> _EXERCISE BRIEF_:
Every line below is to be copied exactly, with the pictures left out.

## start INFORMATION SUPPLIED

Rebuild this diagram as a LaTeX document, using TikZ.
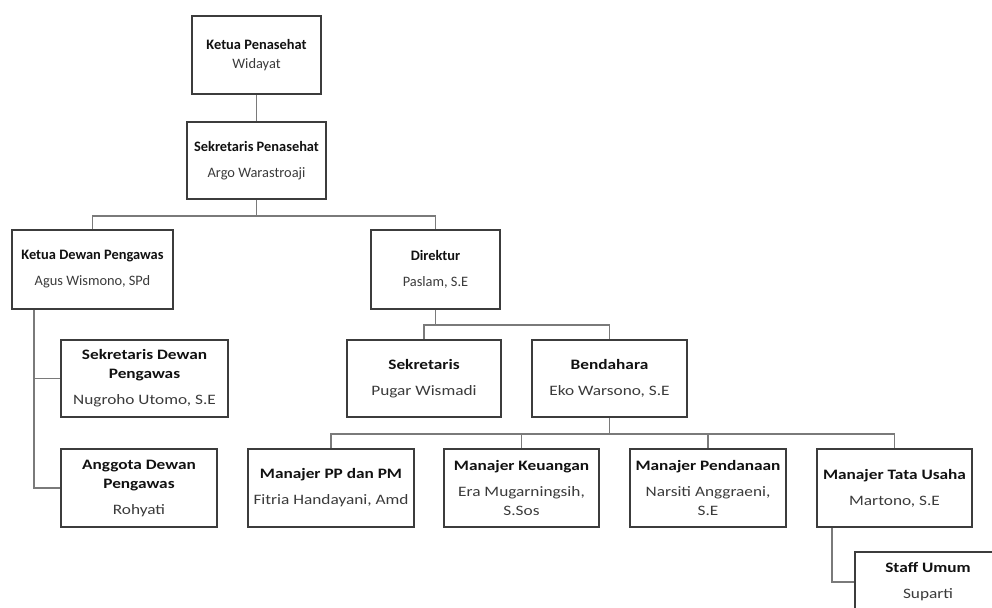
\documentclass[tikz,border=0pt]{standalone}
\usepackage{fontspec}
\setmainfont{Carlito}
\newfontfamily\widefont[FakeStretch=1.2]{Carlito}
\usetikzlibrary{calc}
\definecolor{boxc}{HTML}{3C3C3C}
\definecolor{linec}{HTML}{7A7A7A}
\definecolor{namec}{HTML}{3A3A3A}
\definecolor{titlec}{HTML}{111111}
\newcommand{\ttl}[1]{{\bfseries\color{titlec}#1}}
\newcommand{\nm}[1]{{\color{namec}#1}}
\begin{document}
\begin{tikzpicture}[x=1pt,y=-1pt,
  orgbox/.style={draw=boxc, line width=2.1pt, inner sep=0pt, align=center,
    minimum height=78pt, font=\fontsize{14.4}{19}\selectfont},
  widebox/.style={orgbox, font=\widefont\fontsize{14.4}{19}\selectfont},
  conn/.style={draw=linec, line width=1.6pt}]
\useasboundingbox (0,0) rectangle (992,607);
\clip (0,0) rectangle (992,607);
% boxes
\node[orgbox, minimum width=129pt] (kp) at (256.5,55) {\ttl{Ketua Penasehat}\\\nm{Widayat}};
\node[orgbox, minimum width=139pt, minimum height=77pt] (sp) at (256.5,160.5) {\ttl{Sekretaris Penasehat}\\[7pt]\nm{Argo Warastroaji}};
\node[orgbox, minimum width=161pt, minimum height=79pt] (kdp) at (92.5,269.5) {\ttl{Ketua Dewan Pengawas}\\[7pt]\nm{Agus Wismono, SPd}};
\node[orgbox, minimum width=129pt, minimum height=79pt] (dir) at (435.5,269.5) {\ttl{Direktur}\\[7pt]\nm{Paslam, S.E}};
\node[widebox, minimum width=167pt, minimum height=77pt] (sdp) at (144.5,378.5) {\ttl{Sekretaris Dewan}\\\ttl{Pengawas}\\[7pt]\nm{Nugroho Utomo, S.E}};
\node[widebox, minimum width=156pt] (adp) at (139,488) {\ttl{Anggota Dewan}\\\ttl{Pengawas}\\[7pt]\nm{Rohyati}};
\node[widebox, minimum width=154pt, minimum height=77pt] (sek) at (424,378.5) {\ttl{Sekretaris}\\[7pt]\nm{Pugar Wismadi}};
\node[widebox, minimum width=155pt, minimum height=77pt] (ben) at (609.5,378.5) {\ttl{Bendahara}\\[7pt]\nm{Eko Warsono, S.E}};
\node[widebox, minimum width=166pt] (mpp) at (331,488) {\ttl{Manajer PP dan PM}\\[7pt]\nm{Fitria Handayani, Amd}};
\node[widebox, minimum width=155pt] (mk) at (521.5,488) {\ttl{Manajer Keuangan}\\[7pt]\nm{Era Mugarningsih,}\\\nm{S.Sos}};
\node[widebox, minimum width=156pt] (mpd) at (708,488) {\ttl{Manajer Pendanaan}\\[7pt]\nm{Narsiti Anggraeni,}\\\nm{S.E}};
\node[widebox, minimum width=155pt] (mtu) at (894.5,488) {\ttl{Manajer Tata Usaha}\\[7pt]\nm{Martono, S.E}};
\node[widebox, minimum width=146pt, minimum height=60pt] (su) at (928,582) {\ttl{Staff Umum}\\[7pt]\nm{Suparti}};
% connectors
\draw[conn] (kp.south) -- (sp.north);
\draw[conn] (sp.south) -- ++(0,16) coordinate (b1);
\draw[conn] (kdp.north) |- (b1) -| (dir.north);
\draw[conn] (dir.south) -- ++(0,15) coordinate (b2);
\draw[conn] (sek.north) |- (b2) -| (ben.north);
\draw[conn] (ben.south) -- ++(0,16) coordinate (b3);
\draw[conn] (mpp.north) |- (b3) -| (mtu.north);
\draw[conn] (mk.north) -- (mk.north |- b3);
\draw[conn] (mpd.north) -- (mpd.north |- b3);
\coordinate (lt) at ([xshift=23pt]kdp.south west);
\draw[conn] (lt) |- (adp.west);
\draw[conn] (lt |- sdp.west) -- (sdp.west);
\coordinate (rt) at ([xshift=16pt]mtu.south west);
\draw[conn] (rt) |- (su.west);
\end{tikzpicture}
\end{document}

## end INFORMATION SUPPLIED

> _EXERCISE OUTPUT_:
Rebuild this diagram as a LaTeX document, using TikZ.
\documentclass[tikz,border=0pt]{standalone}
\usepackage{fontspec}
\setmainfont{Carlito}
\newfontfamily\widefont[FakeStretch=1.2]{Carlito}
\usetikzlibrary{calc}
\definecolor{boxc}{HTML}{3C3C3C}
\definecolor{linec}{HTML}{7A7A7A}
\definecolor{namec}{HTML}{3A3A3A}
\definecolor{titlec}{HTML}{111111}
\newcommand{\ttl}[1]{{\bfseries\color{titlec}#1}}
\newcommand{\nm}[1]{{\color{namec}#1}}
\begin{document}
\begin{tikzpicture}[x=1pt,y=-1pt,
  orgbox/.style={draw=boxc, line width=2.1pt, inner sep=0pt, align=center,
    minimum height=78pt, font=\fontsize{14.4}{19}\selectfont},
  widebox/.style={orgbox, font=\widefont\fontsize{14.4}{19}\selectfont},
  conn/.style={draw=linec, line width=1.6pt}]
\useasboundingbox (0,0) rectangle (992,607);
\clip (0,0) rectangle (992,607);
% boxes
\node[orgbox, minimum width=129pt] (kp) at (256.5,55) {\ttl{Ketua Penasehat}\\\nm{Widayat}};
\node[orgbox, minimum width=139pt, minimum height=77pt] (sp) at (256.5,160.5) {\ttl{Sekretaris Penasehat}\\[7pt]\nm{Argo Warastroaji}};
\node[orgbox, minimum width=161pt, minimum height=79pt] (kdp) at (92.5,269.5) {\ttl{Ketua Dewan Pengawas}\\[7pt]\nm{Agus Wismono, SPd}};
\node[orgbox, minimum width=129pt, minimum height=79pt] (dir) at (435.5,269.5) {\ttl{Direktur}\\[7pt]\nm{Paslam, S.E}};
\node[widebox, minimum width=167pt, minimum height=77pt] (sdp) at (144.5,378.5) {\ttl{Sekretaris Dewan}\\\ttl{Pengawas}\\[7pt]\nm{Nugroho Utomo, S.E}};
\node[widebox, minimum width=156pt] (adp) at (139,488) {\ttl{Anggota Dewan}\\\ttl{Pengawas}\\[7pt]\nm{Rohyati}};
\node[widebox, minimum width=154pt, minimum height=77pt] (sek) at (424,378.5) {\ttl{Sekretaris}\\[7pt]\nm{Pugar Wismadi}};
\node[widebox, minimum width=155pt, minimum height=77pt] (ben) at (609.5,378.5) {\ttl{Bendahara}\\[7pt]\nm{Eko Warsono, S.E}};
\node[widebox, minimum width=166pt] (mpp) at (331,488) {\ttl{Manajer PP dan PM}\\[7pt]\nm{Fitria Handayani, Amd}};
\node[widebox, minimum width=155pt] (mk) at (521.5,488) {\ttl{Manajer Keuangan}\\[7pt]\nm{Era Mugarningsih,}\\\nm{S.Sos}};
\node[widebox, minimum width=156pt] (mpd) at (708,488) {\ttl{Manajer Pendanaan}\\[7pt]\nm{Narsiti Anggraeni,}\\\nm{S.E}};
\node[widebox, minimum width=155pt] (mtu) at (894.5,488) {\ttl{Manajer Tata Usaha}\\[7pt]\nm{Martono, S.E}};
\node[widebox, minimum width=146pt, minimum height=60pt] (su) at (928,582) {\ttl{Staff Umum}\\[7pt]\nm{Suparti}};
% connectors
\draw[conn] (kp.south) -- (sp.north);
\draw[conn] (sp.south) -- ++(0,16) coordinate (b1);
\draw[conn] (kdp.north) |- (b1) -| (dir.north);
\draw[conn] (dir.south) -- ++(0,15) coordinate (b2);
\draw[conn] (sek.north) |- (b2) -| (ben.north);
\draw[conn] (ben.south) -- ++(0,16) coordinate (b3);
\draw[conn] (mpp.north) |- (b3) -| (mtu.north);
\draw[conn] (mk.north) -- (mk.north |- b3);
\draw[conn] (mpd.north) -- (mpd.north |- b3);
\coordinate (lt) at ([xshift=23pt]kdp.south west);
\draw[conn] (lt) |- (adp.west);
\draw[conn] (lt |- sdp.west) -- (sdp.west);
\coordinate (rt) at ([xshift=16pt]mtu.south west);
\draw[conn] (rt) |- (su.west);
\end{tikzpicture}
\end{document}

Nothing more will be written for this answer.